== Your task ==
Please pull out every line that includes the string "matplotlib".

[begin Available data]

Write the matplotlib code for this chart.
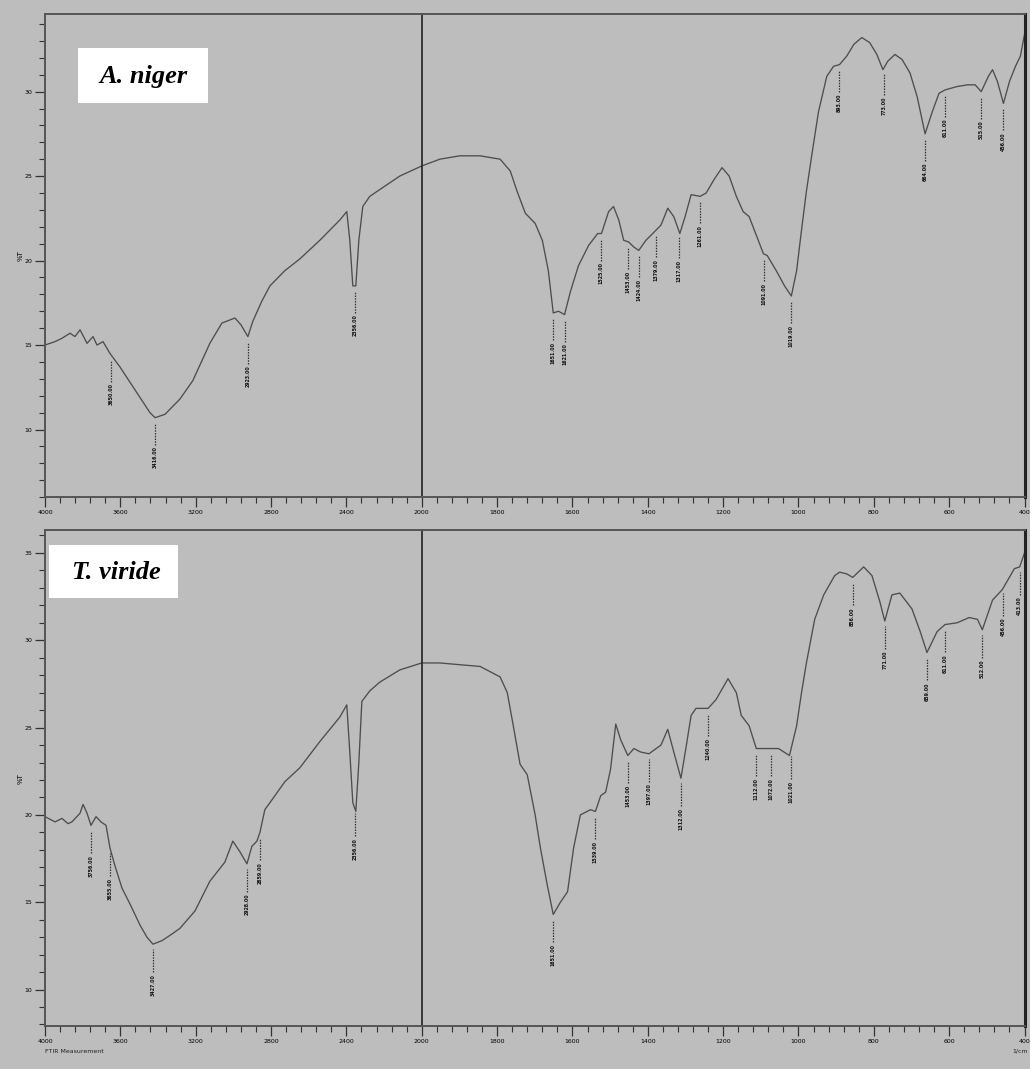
import numpy as np
import matplotlib
matplotlib.use("Agg")
from matplotlib import pyplot as plt
from matplotlib.patches import Rectangle

# ---- data (wavenumber cm-1, %T) ----
niger_wn = [4000, 3947, 3910, 3867, 3841, 3814, 3777, 3745, 3724, 3692, 3655, 3602, 3549,
            3496, 3443, 3416, 3363, 3284, 3215, 3125, 3061, 2992, 2960, 2923, 2897, 2849,
            2806, 2727, 2647, 2541, 2435, 2398, 2382, 2366, 2350, 2334, 2313, 2276, 2223,
            2117, 2000, 1952, 1899, 1845, 1792, 1765, 1747, 1725, 1699, 1680, 1664, 1651,
            1637, 1621, 1605, 1584, 1557, 1533, 1523, 1504, 1491, 1477, 1464, 1451, 1437,
            1424, 1405, 1387, 1365, 1347, 1331, 1315, 1301, 1285, 1261, 1245, 1224, 1203,
            1184, 1165, 1147, 1131, 1112, 1093, 1083, 1059, 1037, 1019, 1005, 992, 979,
            965, 947, 925, 907, 891, 872, 853, 832, 811, 792, 776, 763, 744, 725, 704, 685,
            664, 645, 627, 611, 579, 552, 531, 515, 496, 485, 472, 456, 440, 424, 411, 400]
niger_t = [15.0, 15.2, 15.4, 15.7, 15.5, 15.9, 15.1, 15.5, 15.0, 15.2, 14.5, 13.7, 12.8,
           11.9, 11.0, 10.7, 10.9, 11.8, 12.9, 15.1, 16.3, 16.6, 16.2, 15.5, 16.4, 17.6,
           18.5, 19.4, 20.1, 21.2, 22.4, 22.9, 21.2, 18.5, 18.5, 21.2, 23.2, 23.8, 24.2,
           25.0, 25.6, 26.0, 26.2, 26.2, 26.0, 25.3, 24.1, 22.8, 22.2, 21.2, 19.4, 16.9,
           17.0, 16.8, 18.2, 19.7, 20.9, 21.6, 21.6, 22.9, 23.2, 22.4, 21.2, 21.1, 20.8,
           20.6, 21.2, 21.6, 22.1, 23.1, 22.6, 21.6, 22.6, 23.9, 23.8, 24.0, 24.8, 25.5,
           25.0, 23.8, 22.9, 22.6, 21.5, 20.4, 20.3, 19.4, 18.5, 17.9, 19.4, 21.8, 24.1,
           26.2, 28.8, 30.9, 31.5, 31.6, 32.1, 32.8, 33.2, 32.9, 32.2, 31.3, 31.8, 32.2,
           31.9, 31.1, 29.7, 27.5, 28.8, 29.9, 30.1, 30.3, 30.4, 30.4, 30.0, 30.9, 31.3,
           30.6, 29.3, 30.6, 31.5, 32.1, 33.4]
niger_peaks = [3650, 3416, 2923, 2356, 1651, 1621, 1525, 1453, 1424, 1379, 1317, 1261,
               1091, 1019, 893, 773, 664, 611, 515, 456]

viride_wn = [4000, 3947, 3910, 3878, 3857, 3814, 3798, 3777, 3756, 3729, 3703, 3676, 3655,
             3629, 3591, 3549, 3496, 3459, 3427, 3379, 3337, 3284, 3204, 3125, 3045, 3003,
             2966, 2928, 2902, 2875, 2859, 2833, 2806, 2727, 2647, 2541, 2435, 2398, 2382,
             2366, 2350, 2334, 2318, 2276, 2223, 2117, 2000, 1952, 1899, 1845, 1792, 1773,
             1757, 1739, 1720, 1699, 1685, 1667, 1651, 1632, 1613, 1597, 1579, 1552, 1539,
             1525, 1512, 1499, 1485, 1472, 1453, 1437, 1419, 1397, 1365, 1347, 1331, 1312,
             1299, 1285, 1272, 1240, 1219, 1187, 1165, 1152, 1131, 1112, 1091, 1072, 1053,
             1024, 1005, 992, 979, 957, 933, 904, 891, 872, 856, 827, 805, 784, 771, 752,
             731, 699, 677, 659, 632, 611, 579, 547, 525, 512, 485, 459, 427, 413, 400]
viride_t = [19.9, 19.6, 19.8, 19.5, 19.6, 20.1, 20.6, 20.1, 19.4, 19.9, 19.6, 19.4, 18.1,
            17.1, 15.8, 14.9, 13.7, 13.0, 12.6, 12.8, 13.1, 13.5, 14.5, 16.2, 17.3, 18.5,
            17.9, 17.2, 18.2, 18.5, 19.0, 20.3, 20.7, 21.9, 22.7, 24.2, 25.6, 26.3, 23.6,
            20.7, 20.2, 23.0, 26.5, 27.1, 27.6, 28.3, 28.7, 28.7, 28.6, 28.5, 27.9, 27.0,
            25.1, 22.9, 22.3, 20.0, 18.1, 16.0, 14.3, 15.0, 15.6, 18.1, 20.0, 20.3, 20.2,
            21.1, 21.3, 22.6, 25.2, 24.3, 23.4, 23.8, 23.6, 23.5, 24.0, 24.9, 23.6, 22.1,
            23.8, 25.7, 26.1, 26.1, 26.6, 27.8, 27.0, 25.7, 25.1, 23.8, 23.8, 23.8, 23.8,
            23.4, 25.1, 27.0, 28.7, 31.2, 32.6, 33.7, 33.9, 33.8, 33.6, 34.2, 33.7, 32.2,
            31.1, 32.6, 32.7, 31.8, 30.5, 29.3, 30.5, 30.9, 31.0, 31.3, 31.2, 30.6, 32.3,
            32.9, 34.1, 34.2, 35.0]
viride_peaks = [3756, 3655, 3427, 2928, 2859, 2356, 1651, 1539, 1453, 1397, 1312, 1240,
                1112, 1072, 1021, 856, 771, 659, 611, 512, 456, 413]

major_ticks = [4000, 3600, 3200, 2800, 2400, 2000, 1800, 1600, 1400, 1200, 1000, 800, 600, 400]


# FTIR x axis: scale doubled below 2000 cm-1
def fwd(x):
    x = np.asarray(x, dtype=float)
    return np.where(x >= 2000, x, 2 * x - 2000)


def inv(u):
    u = np.asarray(u, dtype=float)
    return np.where(u >= 2000, u, (u + 2000) / 2)


BG = '#bdbdbd'
LINE = '#4d4d4d'

fig = plt.figure(figsize=(10.3, 10.69), dpi=100, facecolor=BG)
ax1 = fig.add_axes([0.0437, 0.535, 0.951, 0.452])
ax2 = fig.add_axes([0.0437, 0.040, 0.951, 0.464])


def draw(ax, wn, t, peaks, ylim, yticks, name, box, text_xy):
    ax.set_facecolor(BG)
    ax.set_xscale('function', functions=(fwd, inv))
    ax.set_xlim(4000, 400)
    ax.set_ylim(*ylim)
    ax.plot(wn, t, color=LINE, lw=0.95)
    ax.axvline(2000, color='#222222', lw=1.2)

    wn_a = np.array(wn)[::-1]
    t_a = np.array(t)[::-1]
    for p in peaks:
        yp = np.interp(p, wn_a, t_a)
        ax.vlines(p, yp - 1.6, yp - 0.3, colors='#333333', lw=0.9, linestyles=(0, (1.2, 1.0)))
        ax.text(p, yp - 1.7, f"{p:.2f}", rotation=90, fontsize=3.4, ha='center', va='top',
                color='#111111', fontweight='bold')

    ax.set_xticks(major_ticks)
    ax.set_xticklabels([str(v) for v in major_ticks], fontsize=4.5)
    minor = list(np.arange(4000, 2000, -80)) + list(np.arange(2000, 399, -40))
    ax.set_xticks(minor, minor=True)
    ax.set_yticks(yticks)
    ax.set_yticklabels([str(v) for v in yticks], fontsize=4.5)
    ax.set_yticks(np.arange(np.ceil(ylim[0]), ylim[1], 1.0), minor=True)
    ax.tick_params(which='major', length=7, width=0.9, color='#333333', pad=2)
    ax.tick_params(which='minor', length=4, width=0.8, color='#333333')
    for s in ['left', 'bottom', 'top']:
        ax.spines[s].set_color('#555555')
        ax.spines[s].set_linewidth(1.4)
    ax.spines['right'].set_color('#222222')
    ax.spines['right'].set_linewidth(2.2)
    ax.set_ylabel('%T', fontsize=5, labelpad=1)

    ax.add_patch(Rectangle((box[0], box[1]), box[2], box[3], transform=ax.transAxes,
                           facecolor='white', edgecolor='none', zorder=4))
    ax.text(text_xy[0], text_xy[1], name, transform=ax.transAxes, fontsize=19,
            family='Liberation Serif', style='italic', fontweight='bold',
            ha='center', va='center', zorder=5)


draw(ax1, niger_wn, niger_t, niger_peaks, (6.0, 34.6), [10, 15, 20, 25, 30],
     'A. niger', (0.034, 0.816, 0.132, 0.114), (0.100, 0.870))
draw(ax2, viride_wn, viride_t, viride_peaks, (7.9, 36.3), [10, 15, 20, 25, 30, 35],
     'T. viride', (0.004, 0.863, 0.132, 0.107), (0.073, 0.914))

ax2.text(0.0, -0.045, 'FTIR Measurement', transform=ax2.transAxes, fontsize=4.5,
         ha='left', va='top', color='#222222')
ax2.text(1.003, -0.045, '1/cm', transform=ax2.transAxes, fontsize=4.5,
         ha='right', va='top', color='#222222')

fig.savefig('out.png', dpi=100, facecolor=BG)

[end Available data]

== The completed task ==
Write the matplotlib code for this chart.
import matplotlib
matplotlib.use("Agg")
from matplotlib import pyplot as plt
from matplotlib.patches import Rectangle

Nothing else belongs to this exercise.